§ **YOUR OBJECTIVE**:
Extract all records. Keep each one exact.

§ **DATA LISTING**:
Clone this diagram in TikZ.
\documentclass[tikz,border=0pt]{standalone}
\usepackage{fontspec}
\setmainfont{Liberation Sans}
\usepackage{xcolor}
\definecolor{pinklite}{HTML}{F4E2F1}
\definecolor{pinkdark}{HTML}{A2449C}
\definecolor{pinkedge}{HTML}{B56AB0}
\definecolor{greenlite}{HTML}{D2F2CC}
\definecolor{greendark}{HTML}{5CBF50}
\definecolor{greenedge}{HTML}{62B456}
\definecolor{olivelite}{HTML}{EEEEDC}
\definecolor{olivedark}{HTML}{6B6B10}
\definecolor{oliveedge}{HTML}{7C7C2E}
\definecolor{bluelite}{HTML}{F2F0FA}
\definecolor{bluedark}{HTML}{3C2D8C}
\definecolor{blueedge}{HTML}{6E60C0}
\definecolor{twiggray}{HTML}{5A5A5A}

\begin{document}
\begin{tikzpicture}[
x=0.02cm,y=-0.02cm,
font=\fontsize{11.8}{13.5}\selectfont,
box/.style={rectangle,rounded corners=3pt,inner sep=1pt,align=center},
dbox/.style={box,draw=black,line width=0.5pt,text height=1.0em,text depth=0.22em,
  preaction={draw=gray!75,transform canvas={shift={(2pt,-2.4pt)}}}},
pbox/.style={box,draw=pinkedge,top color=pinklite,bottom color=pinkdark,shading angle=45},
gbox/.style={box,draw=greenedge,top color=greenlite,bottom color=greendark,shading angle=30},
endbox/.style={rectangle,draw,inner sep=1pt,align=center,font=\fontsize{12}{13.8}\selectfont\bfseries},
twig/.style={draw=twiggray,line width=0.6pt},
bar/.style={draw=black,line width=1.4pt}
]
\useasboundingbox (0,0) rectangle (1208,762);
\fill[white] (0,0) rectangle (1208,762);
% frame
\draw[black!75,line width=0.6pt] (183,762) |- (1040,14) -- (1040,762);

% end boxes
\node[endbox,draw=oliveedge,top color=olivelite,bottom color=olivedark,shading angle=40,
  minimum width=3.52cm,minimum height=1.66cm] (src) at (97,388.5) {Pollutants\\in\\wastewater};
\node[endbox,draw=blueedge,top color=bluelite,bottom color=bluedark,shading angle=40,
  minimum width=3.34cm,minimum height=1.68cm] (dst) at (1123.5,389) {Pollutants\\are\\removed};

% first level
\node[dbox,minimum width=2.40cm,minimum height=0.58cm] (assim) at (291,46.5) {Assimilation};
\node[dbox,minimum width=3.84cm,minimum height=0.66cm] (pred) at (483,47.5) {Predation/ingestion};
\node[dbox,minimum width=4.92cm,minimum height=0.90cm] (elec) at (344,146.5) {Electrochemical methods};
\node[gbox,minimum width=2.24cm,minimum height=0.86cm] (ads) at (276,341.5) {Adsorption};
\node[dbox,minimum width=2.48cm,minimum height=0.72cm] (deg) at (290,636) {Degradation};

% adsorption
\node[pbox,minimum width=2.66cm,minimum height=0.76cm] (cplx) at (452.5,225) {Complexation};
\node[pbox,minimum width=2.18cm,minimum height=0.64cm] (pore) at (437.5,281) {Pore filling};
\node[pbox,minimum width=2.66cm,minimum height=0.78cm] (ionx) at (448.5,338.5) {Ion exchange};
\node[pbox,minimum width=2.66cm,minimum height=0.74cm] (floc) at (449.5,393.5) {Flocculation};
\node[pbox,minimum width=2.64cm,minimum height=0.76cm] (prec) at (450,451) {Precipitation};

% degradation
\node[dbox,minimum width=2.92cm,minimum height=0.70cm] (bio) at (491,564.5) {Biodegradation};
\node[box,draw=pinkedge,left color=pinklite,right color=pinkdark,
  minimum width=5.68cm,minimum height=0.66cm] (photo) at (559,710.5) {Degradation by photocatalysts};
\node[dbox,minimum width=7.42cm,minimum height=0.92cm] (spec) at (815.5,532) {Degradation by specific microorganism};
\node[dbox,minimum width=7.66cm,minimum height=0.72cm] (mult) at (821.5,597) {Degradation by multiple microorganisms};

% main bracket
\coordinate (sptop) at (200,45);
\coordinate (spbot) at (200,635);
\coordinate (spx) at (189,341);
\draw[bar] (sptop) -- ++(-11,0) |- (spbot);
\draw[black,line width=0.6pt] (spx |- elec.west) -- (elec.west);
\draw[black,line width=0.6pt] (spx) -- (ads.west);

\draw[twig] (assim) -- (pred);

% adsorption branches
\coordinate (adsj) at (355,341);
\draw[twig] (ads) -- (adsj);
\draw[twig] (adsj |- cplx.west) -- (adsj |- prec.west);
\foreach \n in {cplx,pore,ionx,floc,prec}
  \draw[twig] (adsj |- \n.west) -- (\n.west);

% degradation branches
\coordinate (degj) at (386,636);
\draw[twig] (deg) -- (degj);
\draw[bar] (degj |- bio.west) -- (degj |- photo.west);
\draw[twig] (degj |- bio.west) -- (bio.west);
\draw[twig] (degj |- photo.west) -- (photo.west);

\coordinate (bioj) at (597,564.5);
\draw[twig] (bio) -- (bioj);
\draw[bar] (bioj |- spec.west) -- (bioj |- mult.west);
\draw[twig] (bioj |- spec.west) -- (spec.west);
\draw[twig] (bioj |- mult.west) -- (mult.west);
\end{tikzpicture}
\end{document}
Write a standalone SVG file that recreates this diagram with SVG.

§ **EXPECTED ANSWER**:
Clone this diagram in TikZ.
\documentclass[tikz,border=0pt]{standalone}
\usepackage{fontspec}
\setmainfont{Liberation Sans}
\usepackage{xcolor}
\definecolor{pinklite}{HTML}{F4E2F1}
\definecolor{pinkdark}{HTML}{A2449C}
\definecolor{pinkedge}{HTML}{B56AB0}
\definecolor{greenlite}{HTML}{D2F2CC}
\definecolor{greendark}{HTML}{5CBF50}
\definecolor{greenedge}{HTML}{62B456}
\definecolor{olivelite}{HTML}{EEEEDC}
\definecolor{olivedark}{HTML}{6B6B10}
\definecolor{oliveedge}{HTML}{7C7C2E}
\definecolor{bluelite}{HTML}{F2F0FA}
\definecolor{bluedark}{HTML}{3C2D8C}
\definecolor{blueedge}{HTML}{6E60C0}
\definecolor{twiggray}{HTML}{5A5A5A}

\begin{document}
\begin{tikzpicture}[
x=0.02cm,y=-0.02cm,
font=\fontsize{11.8}{13.5}\selectfont,
box/.style={rectangle,rounded corners=3pt,inner sep=1pt,align=center},
dbox/.style={box,draw=black,line width=0.5pt,text height=1.0em,text depth=0.22em,
  preaction={draw=gray!75,transform canvas={shift={(2pt,-2.4pt)}}}},
pbox/.style={box,draw=pinkedge,top color=pinklite,bottom color=pinkdark,shading angle=45},
gbox/.style={box,draw=greenedge,top color=greenlite,bottom color=greendark,shading angle=30},
endbox/.style={rectangle,draw,inner sep=1pt,align=center,font=\fontsize{12}{13.8}\selectfont\bfseries},
twig/.style={draw=twiggray,line width=0.6pt},
bar/.style={draw=black,line width=1.4pt}
]
\useasboundingbox (0,0) rectangle (1208,762);
\fill[white] (0,0) rectangle (1208,762);
% frame
\draw[black!75,line width=0.6pt] (183,762) |- (1040,14) -- (1040,762);

% end boxes
\node[endbox,draw=oliveedge,top color=olivelite,bottom color=olivedark,shading angle=40,
  minimum width=3.52cm,minimum height=1.66cm] (src) at (97,388.5) {Pollutants\\in\\wastewater};
\node[endbox,draw=blueedge,top color=bluelite,bottom color=bluedark,shading angle=40,
  minimum width=3.34cm,minimum height=1.68cm] (dst) at (1123.5,389) {Pollutants\\are\\removed};

% first level
\node[dbox,minimum width=2.40cm,minimum height=0.58cm] (assim) at (291,46.5) {Assimilation};
\node[dbox,minimum width=3.84cm,minimum height=0.66cm] (pred) at (483,47.5) {Predation/ingestion};
\node[dbox,minimum width=4.92cm,minimum height=0.90cm] (elec) at (344,146.5) {Electrochemical methods};
\node[gbox,minimum width=2.24cm,minimum height=0.86cm] (ads) at (276,341.5) {Adsorption};
\node[dbox,minimum width=2.48cm,minimum height=0.72cm] (deg) at (290,636) {Degradation};

% adsorption
\node[pbox,minimum width=2.66cm,minimum height=0.76cm] (cplx) at (452.5,225) {Complexation};
\node[pbox,minimum width=2.18cm,minimum height=0.64cm] (pore) at (437.5,281) {Pore filling};
\node[pbox,minimum width=2.66cm,minimum height=0.78cm] (ionx) at (448.5,338.5) {Ion exchange};
\node[pbox,minimum width=2.66cm,minimum height=0.74cm] (floc) at (449.5,393.5) {Flocculation};
\node[pbox,minimum width=2.64cm,minimum height=0.76cm] (prec) at (450,451) {Precipitation};

% degradation
\node[dbox,minimum width=2.92cm,minimum height=0.70cm] (bio) at (491,564.5) {Biodegradation};
\node[box,draw=pinkedge,left color=pinklite,right color=pinkdark,
  minimum width=5.68cm,minimum height=0.66cm] (photo) at (559,710.5) {Degradation by photocatalysts};
\node[dbox,minimum width=7.42cm,minimum height=0.92cm] (spec) at (815.5,532) {Degradation by specific microorganism};
\node[dbox,minimum width=7.66cm,minimum height=0.72cm] (mult) at (821.5,597) {Degradation by multiple microorganisms};

% main bracket
\coordinate (sptop) at (200,45);
\coordinate (spbot) at (200,635);
\coordinate (spx) at (189,341);
\draw[bar] (sptop) -- ++(-11,0) |- (spbot);
\draw[black,line width=0.6pt] (spx |- elec.west) -- (elec.west);
\draw[black,line width=0.6pt] (spx) -- (ads.west);

\draw[twig] (assim) -- (pred);

% adsorption branches
\coordinate (adsj) at (355,341);
\draw[twig] (ads) -- (adsj);
\draw[twig] (adsj |- cplx.west) -- (adsj |- prec.west);
\foreach \n in {cplx,pore,ionx,floc,prec}
  \draw[twig] (adsj |- \n.west) -- (\n.west);

% degradation branches
\coordinate (degj) at (386,636);
\draw[twig] (deg) -- (degj);
\draw[bar] (degj |- bio.west) -- (degj |- photo.west);
\draw[twig] (degj |- bio.west) -- (bio.west);
\draw[twig] (degj |- photo.west) -- (photo.west);

\coordinate (bioj) at (597,564.5);
\draw[twig] (bio) -- (bioj);
\draw[bar] (bioj |- spec.west) -- (bioj |- mult.west);
\draw[twig] (bioj |- spec.west) -- (spec.west);
\draw[twig] (bioj |- mult.west) -- (mult.west);
\end{tikzpicture}
\end{document}
Write a standalone SVG file that recreates this diagram with SVG.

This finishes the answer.